Overall, programmatic questions barely play a role in the election. Rather it resembles a shadow boxing match between advertising agencies. Key words such as "innovation", "modernisation" and " future" dominate the affair. None of the parties openly says what they propose to do after the elections. If they said the truth, the thinking goes, they would have no chance of winning.

The discrepancy between social reality and the election slogans is so crass that the press has commented on it at length. The news magazine Der Spiegel dedicated an entire edition to this question and described the election as "the biggest swindle in the post-war history of Germany."

This masquerade is a distorted expression of the profound gulf between the masses of the population and the traditional parties. Formerly the so-called "Volksparteien" (people's parties), the SPD and CDU based themselves on broad layers of workers and the middle class, which were guaranteed a reasonable income and a half-way secure existence.

Today more and more from these layers are undergoing social decline. Education, apprenticeship, technical training or years of steady work in the factory are no longer a guarantee for a secure future. Instead, social success or failure is more often a question of inherited wealth, the clever placing of investments, or plain luck. Growing numbers of old people, youth, workers and members of the traditional middle classes fight for their existence, while a small but influential elite enjoy indescribable wealth.

The big parties compete for the attention of this elite, which includes most of the politicians and opinion makers in the media industry.

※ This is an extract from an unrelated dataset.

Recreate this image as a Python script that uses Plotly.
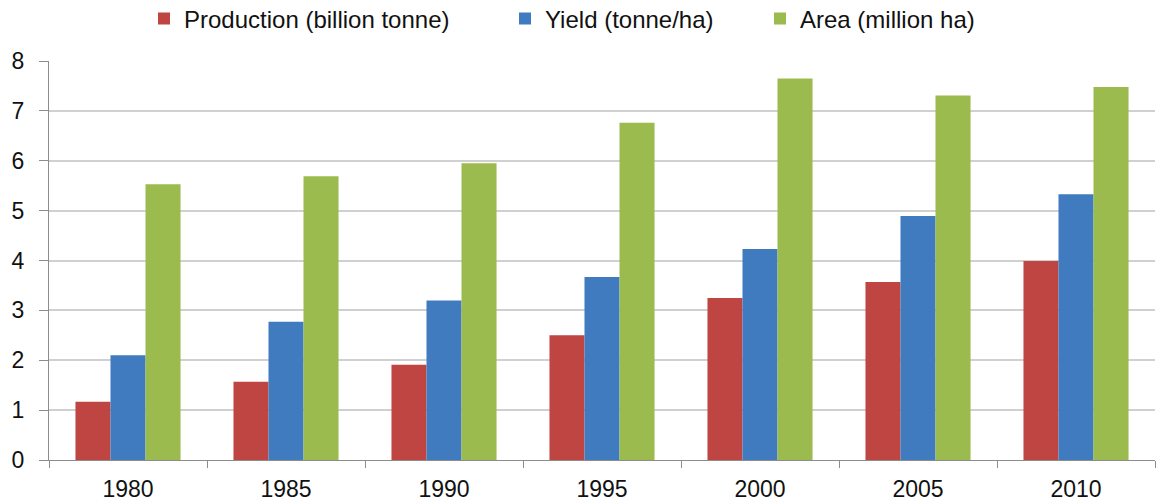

To this end the SPD has developed the concept of "the new centre" and made this, in common with their model Tony Blair in Great Britain, the target of their campaign.

The Greens do not miss an opportunity to declare their allegiance to private property. And the PDS--despite its socialist rhetoric--is no exception. The favoured clientele of the PDS are east German small businessmen and would-be entrepreneurs, who feel they have been victimised by the west. In all of those regions where they take part in government, the PDS has carried out policies virtually identical to those of the CDU and SPD.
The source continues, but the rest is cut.